* _Exercise prompt_:
Retype only what runs from the beginning of the data through the line with "(0,0) rectangle (727,545);"; please omit the pictures and keep every line exact.

* _Stored data_:

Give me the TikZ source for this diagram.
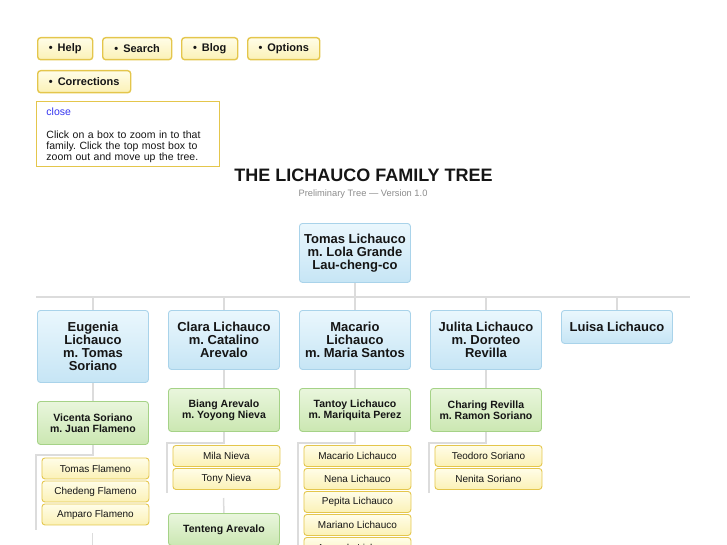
\documentclass[tikz,border=0pt]{standalone}
\usepackage{fontspec}
\setmainfont{Liberation Sans}
\usetikzlibrary{backgrounds}
\frenchspacing

\definecolor{persontop}{HTML}{EAF7FD}
\definecolor{personbot}{HTML}{C6E5F5}
\definecolor{personline}{HTML}{A9D3EA}
\definecolor{coupletop}{HTML}{E9F6DD}
\definecolor{couplebot}{HTML}{CBE7B2}
\definecolor{coupleline}{HTML}{A5D287}
\definecolor{childtop}{HTML}{FFFDE8}
\definecolor{childbot}{HTML}{FBF1B6}
\definecolor{childline}{HTML}{E4C64C}
\definecolor{linkgrey}{HTML}{DCDCDC}
\definecolor{linkblue}{HTML}{3535F0}
\definecolor{subgrey}{HTML}{8C8C8C}
\definecolor{boxtext}{HTML}{151515}

\tikzset{
  box/.style={draw, rounded corners=3pt, anchor=north west, minimum width=111pt,
    align=center, inner sep=2pt, line width=0.9pt, text=boxtext},
  person/.style={box, draw=personline, top color=persontop, bottom color=personbot,
    font=\bfseries\fontsize{13}{12.8}\selectfont},
  couple/.style={box, draw=coupleline, top color=coupletop, bottom color=couplebot,
    font=\bfseries\fontsize{10.5}{10.8}\selectfont, minimum height=43pt},
  child/.style={box, draw=childline, top color=childtop, bottom color=childbot,
    font=\fontsize{10}{12}\selectfont, minimum width=107pt, minimum height=21pt},
  menubtn/.style={draw=childline, line width=1.4pt, rounded corners=3pt,
    top color=childtop, bottom color=childbot, anchor=north west, inner sep=0pt,
    minimum height=22pt, text=boxtext, font=\bfseries\fontsize{11}{12}\selectfont},
  infobox/.style={draw=childline, line width=0.9pt, fill=white, anchor=north west,
    minimum width=183pt, minimum height=65pt, text width=163pt, inner xsep=10pt,
    inner ysep=2pt, align=left, text=boxtext, font=\fontsize{10.5}{11}\selectfont},
  link/.style={draw=linkgrey, line width=1.5pt},
}

\begin{document}
\begin{tikzpicture}[x=1pt,y=-1pt]
    \clip (0,0) rectangle (727,545);

    % Menu buttons
    \node[menubtn, minimum width=55pt] (help) at (37,37) {\textbullet\hspace{5pt}Help};
    \node[menubtn, minimum width=69pt] (search) at (102,37) {\textbullet\hspace{5pt}Search};
    \node[menubtn, minimum width=56pt] (blog) at (181,37) {\textbullet\hspace{5pt}Blog};
    \node[menubtn, minimum width=72pt] (options) at (247,37) {\textbullet\hspace{5pt}Options};
    \node[menubtn, minimum width=93pt] (corrections) at (37,70) {\textbullet\hspace{5pt}Corrections};

    % Help panel
    \node[infobox] (helptext) at (36,101) {\rule{0pt}{11pt}\textcolor{linkblue}{close}\\[12pt]
      Click on a box to zoom in to that\\
      family. Click the top most box to\\
      zoom out and move up the tree.};

    % Title
    \node[font=\bfseries\fontsize{18}{20}\selectfont, text=boxtext] (title) at (363.5,175.5)
      {THE LICHAUCO FAMILY TREE};
    \node[font=\fontsize{9.3}{10}\selectfont, text=subgrey] (subtitle) at (363,194)
      {Preliminary Tree — Version 1.0};

    % Root couple
    \node[person, minimum height=59pt] (root) at (299,223)
      {Tomas Lichauco\\m. Lola Grande\\Lau-cheng-co};

    % Their children
    \node[person, minimum height=72pt] (c1) at (37,310) {Eugenia\\Lichauco\\m. Tomas\\Soriano};
    \node[person, minimum height=59pt] (c2) at (168,310) {Clara Lichauco\\m. Catalino\\Arevalo};
    \node[person, minimum height=59pt] (c3) at (299,310) {Macario\\Lichauco\\m. Maria Santos};
    \node[person, minimum height=59pt] (c4) at (430,310) {Julita Lichauco\\m. Doroteo\\Revilla};
    \node[person, minimum height=33pt] (c5) at (561,310) {Luisa Lichauco};

    % Grandchildren
    \node[couple] (g1) at (37,401) {Vicenta Soriano\\m. Juan Flameno};
    \node[couple] (g2) at (168,388) {Biang Arevalo\\m. Yoyong Nieva};
    \node[couple] (g3) at (299,388) {Tantoy Lichauco\\m. Mariquita Perez};
    \node[couple] (g4) at (430,388) {Charing Revilla\\m. Ramon Soriano};
    \node[couple, minimum height=32pt] (g5) at (168,513) {Tenteng Arevalo};

    % Great-grandchildren
    \foreach \name [count=\k] in {Tomas Flameno, Chedeng Flameno, Amparo Flameno}
        \node[child] (l1-\k) at (41.5,{434.5+23*\k}) {\name};
    \foreach \name [count=\k] in {Mila Nieva, Tony Nieva}
        \node[child] (l2-\k) at (172.5,{422+23*\k}) {\name};
    \foreach \name [count=\k] in {Macario Lichauco, Nena Lichauco, Pepita Lichauco,
                                  Mariano Lichauco, Amanda Lichauco}
        \node[child] (l3-\k) at (303.5,{422+23*\k}) {\name};
    \foreach \name [count=\k] in {Teodoro Soriano, Nenita Soriano}
        \node[child] (l4-\k) at (434.5,{422+23*\k}) {\name};

    % Connectors
    \begin{scope}[on background layer]
        \coordinate (barW) at (36,297);
        \coordinate (barE) at (690,297);
        \draw[link] (barW) -- (barE);
        \draw[link] (root.south) -- (root.south |- barW);
        \foreach \i in {1,...,5}
            \draw[link] (c\i.north) -- (c\i.north |- barW);
        \foreach \i in {1,...,4}
            \draw[link] (c\i.south) -- (g\i.north);
        % branches down to the children lists
        \foreach \i/\bx/\by/\ey in {1/36/455/530, 2/167/443/493, 3/298/443/550, 4/429/443/493} {
            \coordinate (b\i) at (\bx,\by);
            \coordinate (e\i) at (\bx,\ey);
            \draw[link] (g\i.south) |- (b\i) -- (e\i);
        }
        % trunks going on to the next sibling
        \coordinate (t1a) at (92.5,533);
        \coordinate (t1b) at (92.5,550);
        \draw[link] (t1a) -- (t1b);
        \coordinate (t2) at (223.5,498);
        \draw[link] (t2) -- (g5.north);
    \end{scope}
\end{tikzpicture}
\end{document}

* _Solution to this problem_:
Give me the TikZ source for this diagram.
\documentclass[tikz,border=0pt]{standalone}
\usepackage{fontspec}
\setmainfont{Liberation Sans}
\usetikzlibrary{backgrounds}
\frenchspacing

\definecolor{persontop}{HTML}{EAF7FD}
\definecolor{personbot}{HTML}{C6E5F5}
\definecolor{personline}{HTML}{A9D3EA}
\definecolor{coupletop}{HTML}{E9F6DD}
\definecolor{couplebot}{HTML}{CBE7B2}
\definecolor{coupleline}{HTML}{A5D287}
\definecolor{childtop}{HTML}{FFFDE8}
\definecolor{childbot}{HTML}{FBF1B6}
\definecolor{childline}{HTML}{E4C64C}
\definecolor{linkgrey}{HTML}{DCDCDC}
\definecolor{linkblue}{HTML}{3535F0}
\definecolor{subgrey}{HTML}{8C8C8C}
\definecolor{boxtext}{HTML}{151515}

\tikzset{
  box/.style={draw, rounded corners=3pt, anchor=north west, minimum width=111pt,
    align=center, inner sep=2pt, line width=0.9pt, text=boxtext},
  person/.style={box, draw=personline, top color=persontop, bottom color=personbot,
    font=\bfseries\fontsize{13}{12.8}\selectfont},
  couple/.style={box, draw=coupleline, top color=coupletop, bottom color=couplebot,
    font=\bfseries\fontsize{10.5}{10.8}\selectfont, minimum height=43pt},
  child/.style={box, draw=childline, top color=childtop, bottom color=childbot,
    font=\fontsize{10}{12}\selectfont, minimum width=107pt, minimum height=21pt},
  menubtn/.style={draw=childline, line width=1.4pt, rounded corners=3pt,
    top color=childtop, bottom color=childbot, anchor=north west, inner sep=0pt,
    minimum height=22pt, text=boxtext, font=\bfseries\fontsize{11}{12}\selectfont},
  infobox/.style={draw=childline, line width=0.9pt, fill=white, anchor=north west,
    minimum width=183pt, minimum height=65pt, text width=163pt, inner xsep=10pt,
    inner ysep=2pt, align=left, text=boxtext, font=\fontsize{10.5}{11}\selectfont},
  link/.style={draw=linkgrey, line width=1.5pt},
}

\begin{document}
\begin{tikzpicture}[x=1pt,y=-1pt]
    \clip (0,0) rectangle (727,545);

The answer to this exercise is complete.